The platform has other capabilities as well, including a space for teachers to send notes to parents about individual students, a “classroom composition” tool where teachers can observe their student’s performances as a whole, and a full collection of “learning targets” aligned to Common Core, Next Generation Science, and California state standards.

And that’s not all—AltSchool will open its platform to other districts and schools as a resource. “We know there’s a lot of interest in personalizing education, and we actually want to share this platform with other schools, as well,” Wilson says.

The Future

AltSchool has no plans to slow down. While waiting to see how students have will perform on end-of-the-year MAP tests, the AltSchool central office team is already designing two new campuses for launch in 2015-2016—one location in Palo Alto, CA, and one in Brooklyn, NY.

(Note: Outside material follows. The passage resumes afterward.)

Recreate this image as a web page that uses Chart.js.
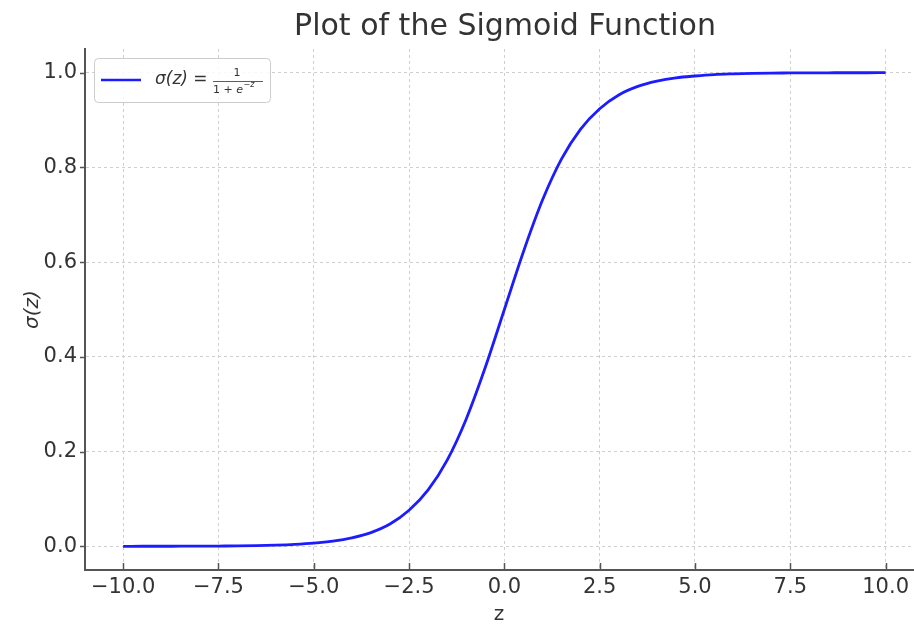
<!DOCTYPE html>
<html>
<head>
<meta charset="utf-8">
<script src="https://cdn.jsdelivr.net/npm/chart.js@4/dist/chart.umd.min.js"></script>
<style>
  html, body { margin: 0; padding: 0; background: #ffffff; overflow: hidden; }
  #wrap { width: 914px; height: 625px; position: relative; }
</style>
</head>
<body>
<div id="wrap"><canvas id="c" width="914" height="625"></canvas></div>
<script>
// ---- data ----
const zValues = [-10, -9.5, -9, -8.5, -8, -7.5, -7, -6.5, -6, -5.5, -5, -4.5, -4, -3.5, -3, -2.5, -2, -1.5, -1, -0.5,
                 0, 0.5, 1, 1.5, 2, 2.5, 3, 3.5, 4, 4.5, 5, 5.5, 6, 6.5, 7, 7.5, 8, 8.5, 9, 9.5, 10];
const sigmaValues = [0.0000, 0.0001, 0.0001, 0.0002, 0.0003, 0.0006, 0.0009, 0.0015, 0.0025, 0.0041, 0.0067, 0.011, 0.018, 0.029, 0.047, 0.076, 0.119, 0.182, 0.269, 0.378,
                     0.500, 0.622, 0.731, 0.818, 0.881, 0.924, 0.953, 0.971, 0.982, 0.989, 0.993, 0.996, 0.9975, 0.9985, 0.9991, 0.9994, 0.9997, 0.9998, 0.9999, 0.9999, 1.0000];
const xTickValues = [-10, -7.5, -5, -2.5, 0, 2.5, 5, 7.5, 10];
const yTickValues = [0, 0.2, 0.4, 0.6, 0.8, 1.0];
const titleText = 'Plot of the Sigmoid Function';
const xTitle = 'z';
const yTitle = 'σ(z)';

const points = zValues.map((z, i) => ({ x: z, y: sigmaValues[i] }));
const FONT = "'DejaVu Sans', 'Liberation Sans', sans-serif";
const TEXT = '#333333';
const SPINE = '#555555';
const LINE = '#1c1cff';

const tickMarks = {
  id: 'tickMarks',
  afterDraw(chart) {
    const ctx = chart.ctx, xs = chart.scales.x, ys = chart.scales.y, a = chart.chartArea;
    ctx.save();
    ctx.strokeStyle = SPINE;
    ctx.lineWidth = 1.5;
    ctx.beginPath();
    xTickValues.forEach(v => {
      const px = Math.round(xs.getPixelForValue(v)) + 0.5;
      ctx.moveTo(px, a.bottom); ctx.lineTo(px, a.bottom - 7);
    });
    yTickValues.forEach(v => {
      const py = Math.round(ys.getPixelForValue(v)) + 0.5;
      ctx.moveTo(a.left, py); ctx.lineTo(a.left - 5, py);
    });
    ctx.stroke();
    ctx.restore();
  }
};

// title centred over the full (cropped) axes box, as in the reference
const axesTitle = {
  id: 'axesTitle',
  afterDraw(chart) {
    const ctx = chart.ctx;
    ctx.save();
    ctx.fillStyle = TEXT;
    ctx.font = "30px " + FONT;
    ctx.textAlign = 'center';
    ctx.textBaseline = 'middle';
    ctx.fillText(titleText, 505, 27);
    ctx.restore();
  }
};

const mathLegend = {
  id: 'mathLegend',
  afterDraw(chart) {
    const ctx = chart.ctx;
    ctx.save();
    const bx = 94.5, by = 58.5, bw = 176, bh = 44, r = 4;
    ctx.beginPath();
    ctx.moveTo(bx + r, by);
    ctx.lineTo(bx + bw - r, by); ctx.quadraticCurveTo(bx + bw, by, bx + bw, by + r);
    ctx.lineTo(bx + bw, by + bh - r); ctx.quadraticCurveTo(bx + bw, by + bh, bx + bw - r, by + bh);
    ctx.lineTo(bx + r, by + bh); ctx.quadraticCurveTo(bx, by + bh, bx, by + bh - r);
    ctx.lineTo(bx, by + r); ctx.quadraticCurveTo(bx, by, bx + r, by);
    ctx.closePath();
    ctx.fillStyle = 'rgba(255,255,255,0.85)';
    ctx.fill();
    ctx.strokeStyle = '#cccccc';
    ctx.lineWidth = 1;
    ctx.stroke();
    ctx.beginPath();
    ctx.moveTo(101, 80); ctx.lineTo(141, 80);
    ctx.strokeStyle = LINE;
    ctx.lineWidth = 2.5;
    ctx.stroke();
    ctx.fillStyle = TEXT;
    ctx.textBaseline = 'middle';
    ctx.textAlign = 'left';
    ctx.font = "italic 17px " + FONT;
    ctx.fillText('σ(z) =', 155, 80);
    ctx.font = "11px " + FONT;
    ctx.textAlign = 'center';
    ctx.fillText('1', 237, 73);
    ctx.textAlign = 'left';
    ctx.fillText('1 + ', 213, 90);
    ctx.font = "italic 11px " + FONT;
    const w = ctx.measureText('1 + ').width;
    ctx.font = "11px " + FONT;
    const w1 = ctx.measureText('1 + ').width;
    ctx.font = "italic 11px " + FONT;
    ctx.fillText('e', 213 + w1, 90);
    const we = ctx.measureText('e').width;
    ctx.font = "italic 8px " + FONT;
    ctx.fillText('−z', 213 + w1 + we + 0.5, 85);
    ctx.beginPath();
    ctx.moveTo(213, 81.5); ctx.lineTo(263, 81.5);
    ctx.strokeStyle = TEXT;
    ctx.lineWidth = 0.8;
    ctx.stroke();
    ctx.restore();
  }
};

const fmt = v => {
  const s = Math.abs(v).toFixed(1);
  return v < 0 ? '\u2212' + s : s;
};

new Chart(document.getElementById('c'), {
  type: 'line',
  data: {
    datasets: [{
      label: 'σ(z) = 1/(1+e^−z)',
      data: points,
      borderColor: LINE,
      borderWidth: 2.8,
      pointRadius: 0,
      fill: false,
      cubicInterpolationMode: 'monotone'
    }]
  },
  options: {
    responsive: false,
    animation: false,
    layout: { padding: { top: 49, left: 0, right: 0, bottom: 0 } },
    plugins: {
      legend: { display: false },
      tooltip: { enabled: false },
      title: { display: false, text: titleText }
    },
    scales: {
      x: {
        type: 'linear',
        min: -11,
        max: 10.72,
        afterBuildTicks: s => { s.ticks = xTickValues.map(v => ({ value: v })); },
        afterFit: s => { s.height = 55; },
        grid: { color: '#cfcfcf', lineWidth: 1, drawTicks: false },
        border: { display: true, color: SPINE, width: 2, dash: [3, 3] },
        ticks: {
          color: TEXT, padding: 5, maxRotation: 0, autoSkip: false,
          font: { family: FONT, size: 21 },
          callback: v => fmt(v)
        },
        title: {
          display: true, text: xTitle, color: TEXT,
          font: { family: FONT, size: 20 },
          padding: { top: 0, bottom: -2 }
        }
      },
      y: {
        type: 'linear',
        min: -0.05,
        max: 1.05,
        afterBuildTicks: s => { s.ticks = yTickValues.map(v => ({ value: v })); },
        afterFit: s => { s.width = 85; },
        grid: { color: '#cfcfcf', lineWidth: 1, drawTicks: false },
        border: { display: true, color: SPINE, width: 2, dash: [3, 3] },
        ticks: {
          color: TEXT, padding: 8, autoSkip: false,
          font: { family: FONT, size: 21 },
          callback: v => v.toFixed(1)
        },
        title: {
          display: true, text: yTitle, color: TEXT,
          font: { family: FONT, size: 20, style: 'italic' },
          padding: { top: 21, bottom: 0 }
        }
      }
    }
  },
  plugins: [tickMarks, axesTitle, mathLegend]
});
</script>
</body>
</html>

Given AltSchool’s application numbers--677 students applicants for 150-200 spots in the 2014-2015 school year, and a whopping 2,000 teacher applicants for 25 positions—we’d say there’s a strong chance that AltSchool’s approach is here to stay. But where will that $33M take AltSchool next? The sky’s the limit—as long as students are front and center.

“Our intent was to create an education that really respected children and their capacity to drive their own learning,” Wilson smiles. “If we’re doing that, we’re doing our job.”